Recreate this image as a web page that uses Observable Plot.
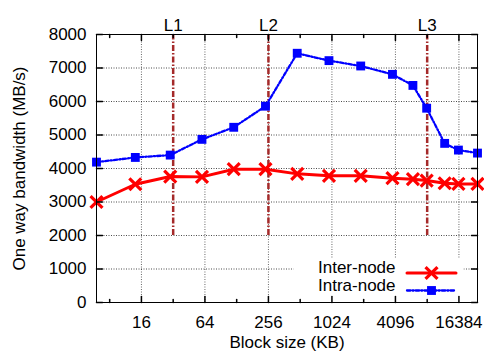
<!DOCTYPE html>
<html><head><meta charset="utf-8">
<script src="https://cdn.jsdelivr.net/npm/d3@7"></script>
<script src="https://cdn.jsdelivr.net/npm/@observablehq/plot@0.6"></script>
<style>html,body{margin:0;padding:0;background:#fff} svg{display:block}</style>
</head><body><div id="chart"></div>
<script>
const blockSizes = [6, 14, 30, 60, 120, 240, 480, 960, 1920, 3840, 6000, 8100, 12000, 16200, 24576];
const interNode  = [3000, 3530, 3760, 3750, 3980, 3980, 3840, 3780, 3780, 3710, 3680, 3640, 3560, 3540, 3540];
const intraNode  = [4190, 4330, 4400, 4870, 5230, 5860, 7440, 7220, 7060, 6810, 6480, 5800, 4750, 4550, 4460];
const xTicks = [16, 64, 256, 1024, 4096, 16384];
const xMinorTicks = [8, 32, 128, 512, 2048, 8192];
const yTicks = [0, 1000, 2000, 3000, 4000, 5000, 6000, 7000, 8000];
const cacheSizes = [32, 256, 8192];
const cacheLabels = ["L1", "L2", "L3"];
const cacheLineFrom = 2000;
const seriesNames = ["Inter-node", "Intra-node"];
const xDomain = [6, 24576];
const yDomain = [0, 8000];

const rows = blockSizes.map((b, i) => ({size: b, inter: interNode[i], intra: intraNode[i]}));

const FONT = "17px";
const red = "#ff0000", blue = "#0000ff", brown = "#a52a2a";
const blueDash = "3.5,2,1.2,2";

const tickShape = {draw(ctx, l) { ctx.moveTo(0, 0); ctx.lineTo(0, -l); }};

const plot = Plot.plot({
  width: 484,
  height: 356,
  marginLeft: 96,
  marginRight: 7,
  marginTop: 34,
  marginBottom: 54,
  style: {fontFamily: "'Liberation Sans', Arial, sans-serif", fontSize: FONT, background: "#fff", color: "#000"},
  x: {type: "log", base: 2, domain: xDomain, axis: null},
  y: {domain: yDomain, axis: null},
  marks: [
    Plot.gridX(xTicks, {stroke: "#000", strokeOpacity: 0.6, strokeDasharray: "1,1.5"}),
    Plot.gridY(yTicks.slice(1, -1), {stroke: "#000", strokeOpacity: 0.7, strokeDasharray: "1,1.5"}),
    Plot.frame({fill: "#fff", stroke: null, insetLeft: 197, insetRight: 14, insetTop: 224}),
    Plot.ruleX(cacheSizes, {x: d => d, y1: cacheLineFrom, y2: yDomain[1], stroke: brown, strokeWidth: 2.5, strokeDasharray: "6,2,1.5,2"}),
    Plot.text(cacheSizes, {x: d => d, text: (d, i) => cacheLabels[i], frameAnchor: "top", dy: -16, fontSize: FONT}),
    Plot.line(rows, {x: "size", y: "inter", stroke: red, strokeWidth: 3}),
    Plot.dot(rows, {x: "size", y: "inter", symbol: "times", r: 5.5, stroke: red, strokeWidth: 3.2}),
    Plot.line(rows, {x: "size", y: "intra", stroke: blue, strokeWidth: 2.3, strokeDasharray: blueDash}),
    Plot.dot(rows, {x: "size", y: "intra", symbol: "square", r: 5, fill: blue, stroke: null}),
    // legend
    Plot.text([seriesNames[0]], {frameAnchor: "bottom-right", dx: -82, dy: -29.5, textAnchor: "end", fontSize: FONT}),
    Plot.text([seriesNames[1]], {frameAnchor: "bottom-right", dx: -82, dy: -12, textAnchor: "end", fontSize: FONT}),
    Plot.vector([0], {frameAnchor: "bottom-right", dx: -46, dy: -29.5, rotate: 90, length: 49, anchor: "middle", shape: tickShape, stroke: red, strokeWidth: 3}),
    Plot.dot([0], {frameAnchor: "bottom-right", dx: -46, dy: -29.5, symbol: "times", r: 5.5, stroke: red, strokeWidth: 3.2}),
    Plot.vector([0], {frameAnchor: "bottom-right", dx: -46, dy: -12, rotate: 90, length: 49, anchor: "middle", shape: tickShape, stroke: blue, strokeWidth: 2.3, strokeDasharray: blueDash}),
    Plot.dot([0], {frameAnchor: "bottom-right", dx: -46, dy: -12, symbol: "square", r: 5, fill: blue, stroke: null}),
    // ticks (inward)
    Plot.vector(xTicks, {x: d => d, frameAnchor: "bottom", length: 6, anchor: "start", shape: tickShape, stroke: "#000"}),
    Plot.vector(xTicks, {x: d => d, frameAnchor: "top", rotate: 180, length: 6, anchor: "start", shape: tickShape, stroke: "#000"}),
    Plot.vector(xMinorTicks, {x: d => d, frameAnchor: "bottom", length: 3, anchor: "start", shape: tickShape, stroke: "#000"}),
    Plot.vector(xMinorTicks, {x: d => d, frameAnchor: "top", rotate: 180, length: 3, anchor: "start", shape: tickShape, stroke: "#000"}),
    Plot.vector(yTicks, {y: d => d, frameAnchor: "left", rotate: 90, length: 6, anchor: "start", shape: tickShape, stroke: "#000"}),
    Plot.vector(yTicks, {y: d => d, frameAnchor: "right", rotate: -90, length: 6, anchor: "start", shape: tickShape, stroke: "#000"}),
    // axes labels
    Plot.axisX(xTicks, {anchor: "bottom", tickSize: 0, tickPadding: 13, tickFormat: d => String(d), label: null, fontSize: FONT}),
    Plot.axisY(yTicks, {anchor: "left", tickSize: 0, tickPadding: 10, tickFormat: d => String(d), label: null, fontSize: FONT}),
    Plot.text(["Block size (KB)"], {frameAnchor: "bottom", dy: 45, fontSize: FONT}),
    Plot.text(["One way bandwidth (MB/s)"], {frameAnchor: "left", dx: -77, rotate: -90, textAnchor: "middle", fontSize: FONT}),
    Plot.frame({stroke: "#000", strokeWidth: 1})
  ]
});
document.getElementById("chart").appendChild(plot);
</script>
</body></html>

----------

Request – In your copy, leave out the pictures and reproduce the material above exactly.

In response –
Recreate this image as a web page that uses Observable Plot.
<!DOCTYPE html>
<html><head><meta charset="utf-8">
<script src="https://cdn.jsdelivr.net/npm/d3@7"></script>
<script src="https://cdn.jsdelivr.net/npm/@observablehq/plot@0.6"></script>
<style>html,body{margin:0;padding:0;background:#fff} svg{display:block}</style>
</head><body><div id="chart"></div>
<script>
const blockSizes = [6, 14, 30, 60, 120, 240, 480, 960, 1920, 3840, 6000, 8100, 12000, 16200, 24576];
const interNode  = [3000, 3530, 3760, 3750, 3980, 3980, 3840, 3780, 3780, 3710, 3680, 3640, 3560, 3540, 3540];
const intraNode  = [4190, 4330, 4400, 4870, 5230, 5860, 7440, 7220, 7060, 6810, 6480, 5800, 4750, 4550, 4460];
const xTicks = [16, 64, 256, 1024, 4096, 16384];
const xMinorTicks = [8, 32, 128, 512, 2048, 8192];
const yTicks = [0, 1000, 2000, 3000, 4000, 5000, 6000, 7000, 8000];
const cacheSizes = [32, 256, 8192];
const cacheLabels = ["L1", "L2", "L3"];
const cacheLineFrom = 2000;
const seriesNames = ["Inter-node", "Intra-node"];
const xDomain = [6, 24576];
const yDomain = [0, 8000];

const rows = blockSizes.map((b, i) => ({size: b, inter: interNode[i], intra: intraNode[i]}));

const FONT = "17px";
const red = "#ff0000", blue = "#0000ff", brown = "#a52a2a";
const blueDash = "3.5,2,1.2,2";

const tickShape = {draw(ctx, l) { ctx.moveTo(0, 0); ctx.lineTo(0, -l); }};

const plot = Plot.plot({
  width: 484,
  height: 356,
  marginLeft: 96,
  marginRight: 7,
  marginTop: 34,
  marginBottom: 54,
  style: {fontFamily: "'Liberation Sans', Arial, sans-serif", fontSize: FONT, background: "#fff", color: "#000"},
  x: {type: "log", base: 2, domain: xDomain, axis: null},
  y: {domain: yDomain, axis: null},
  marks: [
    Plot.gridX(xTicks, {stroke: "#000", strokeOpacity: 0.6, strokeDasharray: "1,1.5"}),
    Plot.gridY(yTicks.slice(1, -1), {stroke: "#000", strokeOpacity: 0.7, strokeDasharray: "1,1.5"}),
    Plot.frame({fill: "#fff", stroke: null, insetLeft: 197, insetRight: 14, insetTop: 224}),
    Plot.ruleX(cacheSizes, {x: d => d, y1: cacheLineFrom, y2: yDomain[1], stroke: brown, strokeWidth: 2.5, strokeDasharray: "6,2,1.5,2"}),
    Plot.text(cacheSizes, {x: d => d, text: (d, i) => cacheLabels[i], frameAnchor: "top", dy: -16, fontSize: FONT}),
    Plot.line(rows, {x: "size", y: "inter", stroke: red, strokeWidth: 3}),
    Plot.dot(rows, {x: "size", y: "inter", symbol: "times", r: 5.5, stroke: red, strokeWidth: 3.2}),
    Plot.line(rows, {x: "size", y: "intra", stroke: blue, strokeWidth: 2.3, strokeDasharray: blueDash}),
    Plot.dot(rows, {x: "size", y: "intra", symbol: "square", r: 5, fill: blue, stroke: null}),
    // legend
    Plot.text([seriesNames[0]], {frameAnchor: "bottom-right", dx: -82, dy: -29.5, textAnchor: "end", fontSize: FONT}),
    Plot.text([seriesNames[1]], {frameAnchor: "bottom-right", dx: -82, dy: -12, textAnchor: "end", fontSize: FONT}),
    Plot.vector([0], {frameAnchor: "bottom-right", dx: -46, dy: -29.5, rotate: 90, length: 49, anchor: "middle", shape: tickShape, stroke: red, strokeWidth: 3}),
    Plot.dot([0], {frameAnchor: "bottom-right", dx: -46, dy: -29.5, symbol: "times", r: 5.5, stroke: red, strokeWidth: 3.2}),
    Plot.vector([0], {frameAnchor: "bottom-right", dx: -46, dy: -12, rotate: 90, length: 49, anchor: "middle", shape: tickShape, stroke: blue, strokeWidth: 2.3, strokeDasharray: blueDash}),
    Plot.dot([0], {frameAnchor: "bottom-right", dx: -46, dy: -12, symbol: "square", r: 5, fill: blue, stroke: null}),
    // ticks (inward)
    Plot.vector(xTicks, {x: d => d, frameAnchor: "bottom", length: 6, anchor: "start", shape: tickShape, stroke: "#000"}),
    Plot.vector(xTicks, {x: d => d, frameAnchor: "top", rotate: 180, length: 6, anchor: "start", shape: tickShape, stroke: "#000"}),
    Plot.vector(xMinorTicks, {x: d => d, frameAnchor: "bottom", length: 3, anchor: "start", shape: tickShape, stroke: "#000"}),
    Plot.vector(xMinorTicks, {x: d => d, frameAnchor: "top", rotate: 180, length: 3, anchor: "start", shape: tickShape, stroke: "#000"}),
    Plot.vector(yTicks, {y: d => d, frameAnchor: "left", rotate: 90, length: 6, anchor: "start", shape: tickShape, stroke: "#000"}),
    Plot.vector(yTicks, {y: d => d, frameAnchor: "right", rotate: -90, length: 6, anchor: "start", shape: tickShape, stroke: "#000"}),
    // axes labels
    Plot.axisX(xTicks, {anchor: "bottom", tickSize: 0, tickPadding: 13, tickFormat: d => String(d), label: null, fontSize: FONT}),
    Plot.axisY(yTicks, {anchor: "left", tickSize: 0, tickPadding: 10, tickFormat: d => String(d), label: null, fontSize: FONT}),
    Plot.text(["Block size (KB)"], {frameAnchor: "bottom", dy: 45, fontSize: FONT}),
    Plot.text(["One way bandwidth (MB/s)"], {frameAnchor: "left", dx: -77, rotate: -90, textAnchor: "middle", fontSize: FONT}),
    Plot.frame({stroke: "#000", strokeWidth: 1})
  ]
});
document.getElementById("chart").appendChild(plot);
</script>
</body></html>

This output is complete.